There's spc Sabrina Harman, of Lorton, Virginia, assistant manager of her local Papa John's Pizza. There's spc Graner, a prison guard back home in Pennsylvania. There's Sergeant Ivan Frederick, another prison guard, this time from rural Virginia.
Before he joined what Van Jones, a prisoners' rights lawyer, calls "America's gulag economy", Frederick had a decent job at the Bausch and Lomb factory in Mountain Lake, Maryland. But according to the New York Times, that factory shut down and moved to Mexico - one of the nearly 900,000 jobs that the Economic Policy Institute estimates have been lost since the North American Free Trade Agreement came into force in 1994, the vast majority in manufacturing.
Free trade has turned the US labour market into an hourglass: plenty of jobs at the bottom, a fair bit at the top, but very little in the middle. At the same time, getting from the bottom to the top has become increasingly difficult, with tuition fees at state colleges up by more than 50% since 1990.
And that's where the US military comes in: the army has positioned itself as the bridge across America's growing class chasm: money for tuition in exchange for military service. Call it the Nafta draft.
It worked for Lynndie England, the most infamous of the Abu Ghraib accused. She joined the military police to pay for college. Her colleague Sabrina Harman joined up for the same reason.

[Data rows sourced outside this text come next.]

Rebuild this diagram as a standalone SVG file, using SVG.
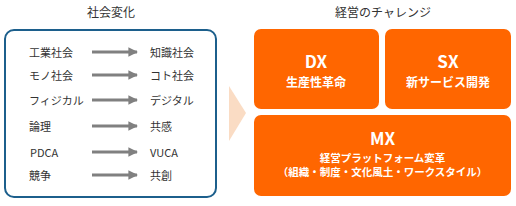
<svg xmlns="http://www.w3.org/2000/svg" width="516" height="206" viewBox="0 0 516 206">
<defs>
<style>
text{font-family:"Noto Sans CJK JP","Noto Sans",sans-serif;}
.title{font-size:12px;fill:#333;text-anchor:middle;}
.lbl{font-size:11px;fill:#333;dominant-baseline:central;}
.box{fill:#FF6600;}
.w1{font-size:17px;font-weight:bold;fill:#fff;text-anchor:middle;dominant-baseline:central;}
.w2{font-size:12px;font-weight:bold;fill:#fff;text-anchor:middle;dominant-baseline:central;}
.w3{font-size:10.5px;font-weight:bold;fill:#fff;text-anchor:middle;dominant-baseline:central;}
.arr{stroke:#808080;stroke-width:3;fill:none;marker-end:url(#ah);}
</style>
<marker id="ah" viewBox="0 0 10 10" refX="9" refY="5" markerWidth="3.2" markerHeight="3.2" orient="auto" markerUnits="strokeWidth">
<path d="M0,0 L10,5 L0,10 z" fill="#808080"/>
</marker>
</defs>
<rect width="516" height="206" fill="#fff"/>
<g id="left-panel">
<text class="title" x="111" y="17">社会変化</text>
<rect x="5" y="30" width="211" height="167" rx="9" fill="#fff" stroke="#1c5f8c" stroke-width="2"/>
</g>
<g id="rows">
<text class="lbl" x="29" y="52">工業社会</text><text class="lbl" x="150" y="52">知識社会</text>
<text class="lbl" x="29" y="75">モノ社会</text><text class="lbl" x="150" y="75">コト社会</text>
<text class="lbl" x="29" y="100">フィジカル</text><text class="lbl" x="150" y="100">デジタル</text>
<text class="lbl" x="29" y="126">論理</text><text class="lbl" x="150" y="126">共感</text>
<text class="lbl" x="30" y="152">PDCA</text><text class="lbl" x="150" y="152">VUCA</text>
<text class="lbl" x="29" y="175">競争</text><text class="lbl" x="150" y="175">共創</text>
</g>
<g id="connectors">
<line class="arr" x1="92" y1="52" x2="137" y2="52"/>
<line class="arr" x1="92" y1="75" x2="137" y2="75"/>
<line class="arr" x1="92" y1="100" x2="137" y2="100"/>
<line class="arr" x1="92" y1="126" x2="137" y2="126"/>
<line class="arr" x1="92" y1="152" x2="137" y2="152"/>
<line class="arr" x1="92" y1="175" x2="137" y2="175"/>
<polygon points="229,86 246,113 229,141" fill="#FADCC4"/>
</g>
<g id="right-title">
<text class="title" x="383" y="17">経営のチャレンジ</text>
</g>
<g id="dx">
<rect class="box" x="254" y="29" width="125" height="80" rx="7"/>
<text class="w1" x="316" y="60">DX</text>
<text class="w2" x="316" y="81">生産性革命</text>
</g>
<g id="sx">
<rect class="box" x="385" y="29" width="126" height="80" rx="7"/>
<text class="w1" x="448" y="60">SX</text>
<text class="w2" x="448" y="81">新サービス開発</text>
</g>
<g id="mx">
<rect class="box" x="254" y="115" width="257" height="81" rx="7"/>
<text class="w1" x="382.5" y="137">MX</text>
<text class="w3" x="382.5" y="157.5">経営プラットフォーム変革</text>
<text class="w3" x="382.5" y="171.5">（組織・制度・文化風土・ワークスタイル）</text>
</g>
</svg>
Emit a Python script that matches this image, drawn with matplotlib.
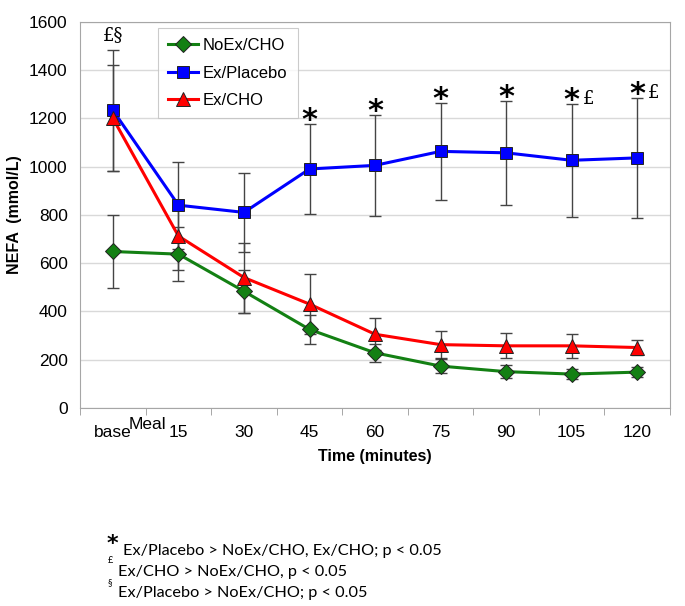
import numpy as np
import matplotlib
matplotlib.use("Agg")
import matplotlib.pyplot as plt

plt.rcParams['font.family'] = ['Liberation Sans', 'DejaVu Sans']

# data
time_labels = ['base', '15', '30', '45', '60', '75', '90', '105', '120']
noex_cho = [648, 637, 483, 325, 228, 173, 150, 140, 148]
noex_cho_err = [150, 111, 88, 60, 38, 30, 27, 20, 22]
ex_placebo = [1233, 840, 810, 990, 1005, 1063, 1057, 1026, 1036]
ex_placebo_err = [250, 180, 165, 185, 210, 202, 215, 235, 250]
ex_cho = [1200, 712, 540, 430, 305, 262, 257, 257, 250]
ex_cho_err = [220, 141, 145, 125, 67, 57, 52, 50, 32]

# significance marks (category indices)
star_idx = [3, 4, 5, 6, 7, 8]
pound_idx = [7, 8]

fig = plt.figure(figsize=(6.85, 6.06), dpi=100)
ax = fig.add_axes([0.117, 0.327, 0.861, 0.637])

x = np.arange(len(time_labels))
err_kw = dict(ecolor='#444444', elinewidth=1.0, capsize=4, capthick=1.0)

series = [
    ('NoEx/CHO', noex_cho, noex_cho_err, '#138013', 'D', 8),
    ('Ex/Placebo', ex_placebo, ex_placebo_err, '#0000ff', 's', 9),
    ('Ex/CHO', ex_cho, ex_cho_err, '#ff0000', '^', 10),
]
for name, vals, errs, col, mk, ms in series:
    ax.errorbar(x, vals, yerr=errs, fmt='none', zorder=2, **err_kw)
    ax.plot(x, vals, color=col, lw=2.2, marker=mk, ms=ms, mfc=col,
            mec='#222222', mew=0.7, label=name, zorder=3)

ax.set_xlim(-0.5, len(time_labels) - 0.5)
ax.set_ylim(0, 1600)
ax.set_yticks(np.arange(0, 1601, 200))
ax.yaxis.grid(True, color='#d9d9d9', lw=1)
ax.set_axisbelow(True)

ax.set_xticks(x)
ax.set_xticklabels(time_labels, fontsize=12.5)
ax.tick_params(axis='x', length=0, pad=12)
ax.set_xticks(np.arange(-0.5, len(time_labels), 1), minor=True)
ax.tick_params(axis='x', which='minor', length=5, color='#999999')
ax.tick_params(axis='y', labelsize=12.5, length=0, pad=9)
ax.text(0.52, -0.054, 'Meal', transform=ax.get_xaxis_transform(),
        ha='center', va='baseline', fontsize=12.5)

for s in ax.spines.values():
    s.set_color('#a6a6a6')

ax.set_ylabel('NEFA  (mmol/L)', fontsize=11.5, fontweight='bold', labelpad=5)
ax.set_xlabel('Time (minutes)', fontsize=11.5, fontweight='bold', labelpad=7)

leg = ax.legend(loc='upper left', bbox_to_anchor=(0.118, 1.005), fontsize=12,
                frameon=True, fancybox=False, edgecolor='#bfbfbf',
                handlelength=1.8, handletextpad=0.3, labelspacing=0.75,
                borderpad=0.6)
leg.get_frame().set_linewidth(0.8)

# significance markers above Ex/Placebo error bars
upper = np.array(ex_placebo) + np.array(ex_placebo_err)
for i in star_idx:
    ax.annotate('*', (x[i], upper[i]), xytext=(0, -8), textcoords='offset points',
                ha='center', va='bottom', fontsize=22, fontweight='bold',
                family='DejaVu Sans')
for i in pound_idx:
    ax.annotate('£', (x[i], upper[i]), xytext=(12, 3), textcoords='offset points',
                ha='center', va='center', fontsize=13, family='DejaVu Serif')
ax.annotate('£§', (x[0], upper[0]), xytext=(0, 4), textcoords='offset points',
            ha='center', va='bottom', fontsize=13, family='DejaVu Serif')

# footnotes
foot_kw = dict(fontsize=11.7, family='Lato', ha='left', va='baseline')
fig.text(0.156, 0.092, '*', fontsize=16, fontweight='bold', family='DejaVu Sans',
         ha='left', va='baseline')
fig.text(0.179, 0.084, 'Ex/Placebo > NoEx/CHO, Ex/CHO; p < 0.05', **foot_kw)
fig.text(0.157, 0.071, '£', fontsize=6.5, family='Lato', ha='left', va='baseline')
fig.text(0.172, 0.0495, 'Ex/CHO > NoEx/CHO, p < 0.05', **foot_kw)
fig.text(0.157, 0.035, '§', fontsize=6.5, family='Lato', ha='left', va='baseline')
fig.text(0.172, 0.015, 'Ex/Placebo > NoEx/CHO; p < 0.05', **foot_kw)

fig.savefig('out.png', dpi=100)
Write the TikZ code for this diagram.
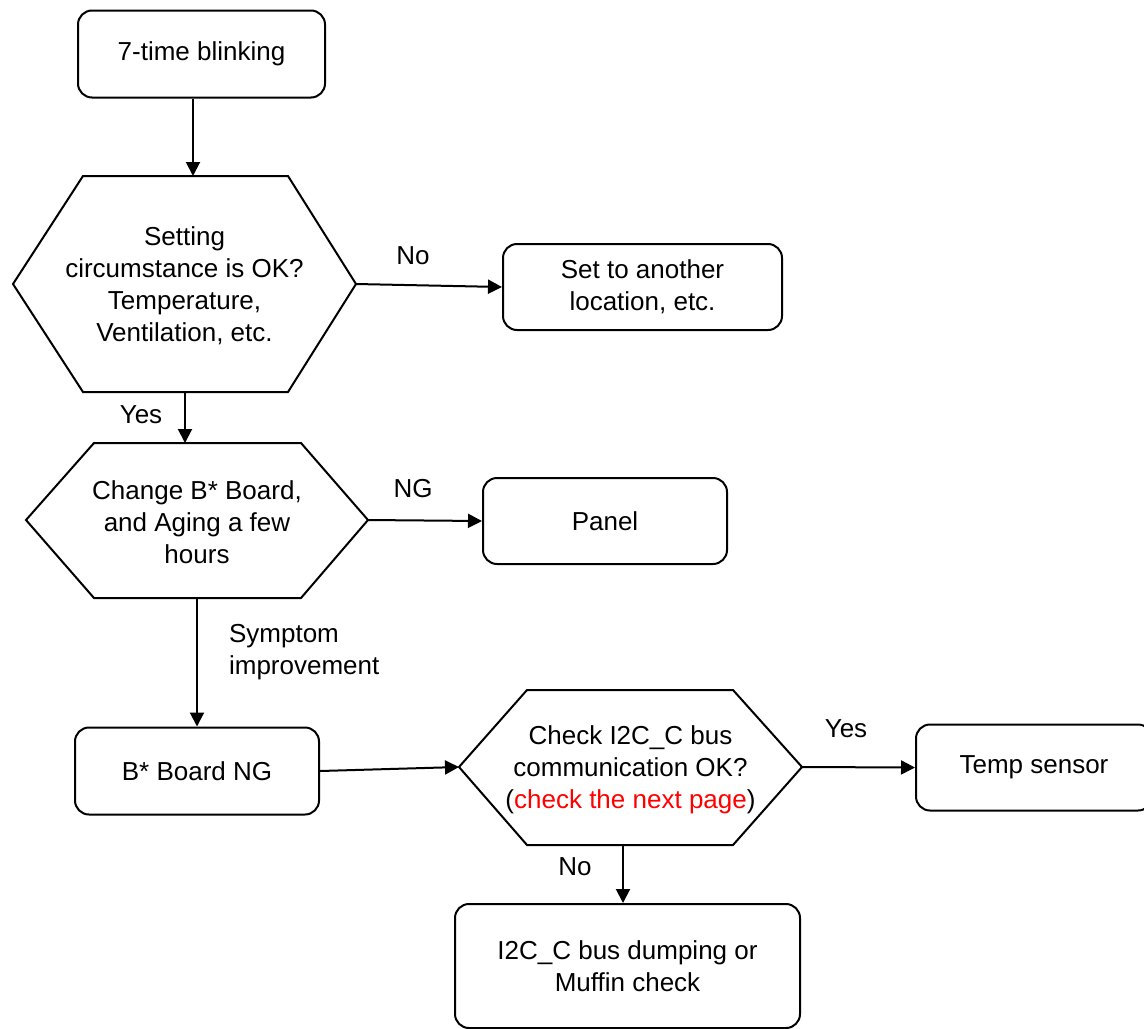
\documentclass[tikz,border=0pt]{standalone}
\usepackage{fontspec}
\setmainfont{Liberation Sans}
\usetikzlibrary{arrows.meta, positioning}

\begin{document}
\begin{tikzpicture}[x=0.5pt, y=-0.5pt,
    box/.style={rectangle, rounded corners=7pt, draw, line width=1pt, inner sep=2pt,
      align=center, font=\fontsize{13}{16}\selectfont},
    hexline/.style={line width=1pt, line join=miter},
    txt/.style={align=center, font=\fontsize{13}{16}\selectfont},
    arr/.style={-{Triangle[length=7pt, width=7pt]}, line width=1pt}
  ]
  \clip (0,0) rectangle (1144,1028);

  % boxes
  \node[box, minimum width=123.5pt, minimum height=43.5pt] (blink) at (201.5,54) {7-time blinking};
  \node[box, minimum width=139.5pt, minimum height=43pt]   (relocate) at (642.5,287) {Set to another\\location, etc.};
  \node[box, minimum width=122pt, minimum height=43pt]     (panel) at (605,521) {Panel};
  \node[box, minimum width=122pt, minimum height=43.5pt]   (board) at (197,771) {B* Board NG};
  \node[box, minimum width=118pt, minimum height=43pt]     (temp) at (1034,767.5) {Temp sensor};
  \node[box, minimum width=172.5pt, minimum height=62pt]   (dump) at (627.5,966) {I2C\_C bus dumping or\\Muffin check};

  % decision hexagons
  \draw[hexline] (13,284) -- (83,176) -- (288,176) -- (356,284) -- (288,392) -- (83,392) -- cycle;
  \node[txt] (setting) at (184.5,286) {Setting\\circumstance is OK?\\Temperature,\\Ventilation, etc.};
  \coordinate (setting-n) at (193,176);
  \coordinate (setting-e) at (356,284);
  \coordinate (setting-s) at (185,392);

  \draw[hexline] (26,520) -- (94,443) -- (301,443) -- (368,520) -- (301,598) -- (94,598) -- cycle;
  \node[txt] (change) at (197,522) {Change B* Board,\\and Aging a few\\hours};
  \coordinate (change-n) at (185,443);
  \coordinate (change-e) at (368,520);
  \coordinate (change-s) at (197,598);

  \draw[hexline] (459,767) -- (527,690) -- (733,690) -- (802,767) -- (733,845) -- (527,845) -- cycle;
  \node[txt] (i2c) at (630.5,770) {Check I2C\_C bus\\communication OK?\\(\textcolor{red}{check the next page})};
  \coordinate (i2c-w) at (459,767);
  \coordinate (i2c-e) at (802,767);
  \coordinate (i2c-s) at (623,845);

  % connectors
  \draw[arr] (blink.south -| setting-n) -- (setting-n);
  \draw[arr] (setting-e) -- (relocate.west);
  \draw[arr] (setting-s) -- (change-n);
  \draw[arr] (change-e) -- (panel.west);
  \draw[arr] (change-s) -- (board.north);
  \draw[arr] (board.east) -- (i2c-w);
  \draw[arr] (i2c-e) -- (temp.west);
  \draw[arr] (i2c-s) -- (dump.north -| i2c-s);

  % labels
  \node[txt] (l-no1)  at (413,256) {No};
  \node[txt] (l-yes1) at (141,415) {Yes};
  \node[txt] (l-ng)   at (413,489) {NG};
  \node[txt, align=left, anchor=west] (l-sym) at (222,652) {Symptom\\improvement};
  \node[txt] (l-yes2) at (846,729) {Yes};
  \node[txt] (l-no2)  at (575,867) {No};
\end{tikzpicture}
\end{document}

Of course, the poverty of the soldiers involved in prison torture makes them neither more guilty, nor less. But the more we learn about them, the clearer it becomes that the lack of good jobs and social equality in the US is precisely what brought them to Iraq in the first place. Despite his attempts to use the economy to distract attention from Iraq, and his efforts to isolate the soldiers as un-American deviants, these are the children George Bush left behind, fleeing dead-end McJobs, abusive prisons, unaffordable education and closed factories."